Again, Thomas' character didn't have the attitudes of middle America as Hollywood's imagining of those attitudes, because they're so much superior to the rest of us clods and bumpkins. Or are they?
The third thread of storyline concerns Mariette Hartley playing a supposed Japanese scholar. Well, I've studied Japanese history in a minor way because I'm interested in the history of all cultures and countries and seeing how we all fit together; looking not for our differences but what we share in common as humans. And my studies took me to more in-depth material than the coffee-table fare she handed out.

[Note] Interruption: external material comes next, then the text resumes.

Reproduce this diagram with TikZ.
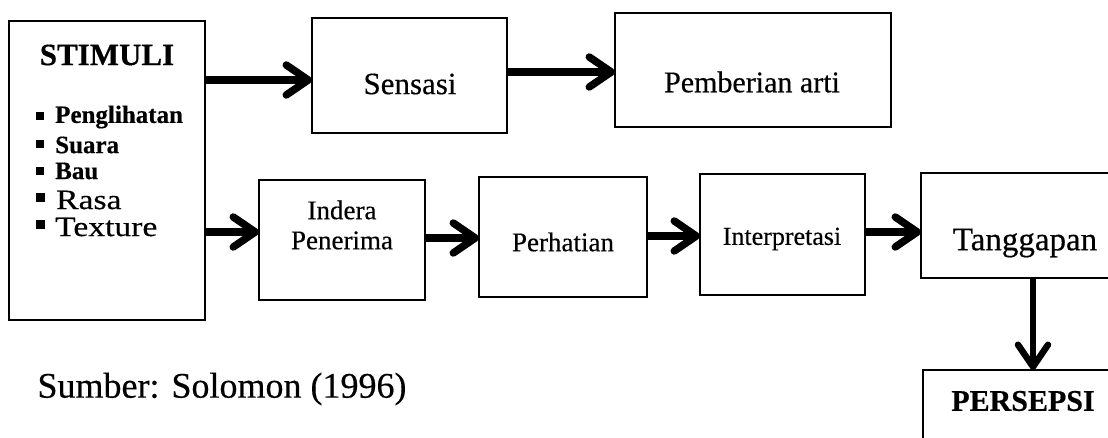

But here's the clincher: Hartley spends half her time mincing around as a Geisha, in kimono and black wig and painted face, with a lousy faux-Japanese accent. Hard-working nouveau riche ding-a-ling Americans are depicted as idiots, but the writers by golly handed us the most whitebread women on TV who is supposed to be caring and cultured and put her in a part tantamount to a Minstrel Show.
Three lousy, stupid, unfeeling and biased stories (both ways) and factoids about Japan, its history and culture doled out with all the subtlety of a second-grade social studies film strip.
I'm fascinated by Japan's history and culture; but as I implied I'm fascinated by everyone's history and culture. I've studied it and appreciate it on a deep level. And I love "The Love Boat." But I'll never take this cruise again.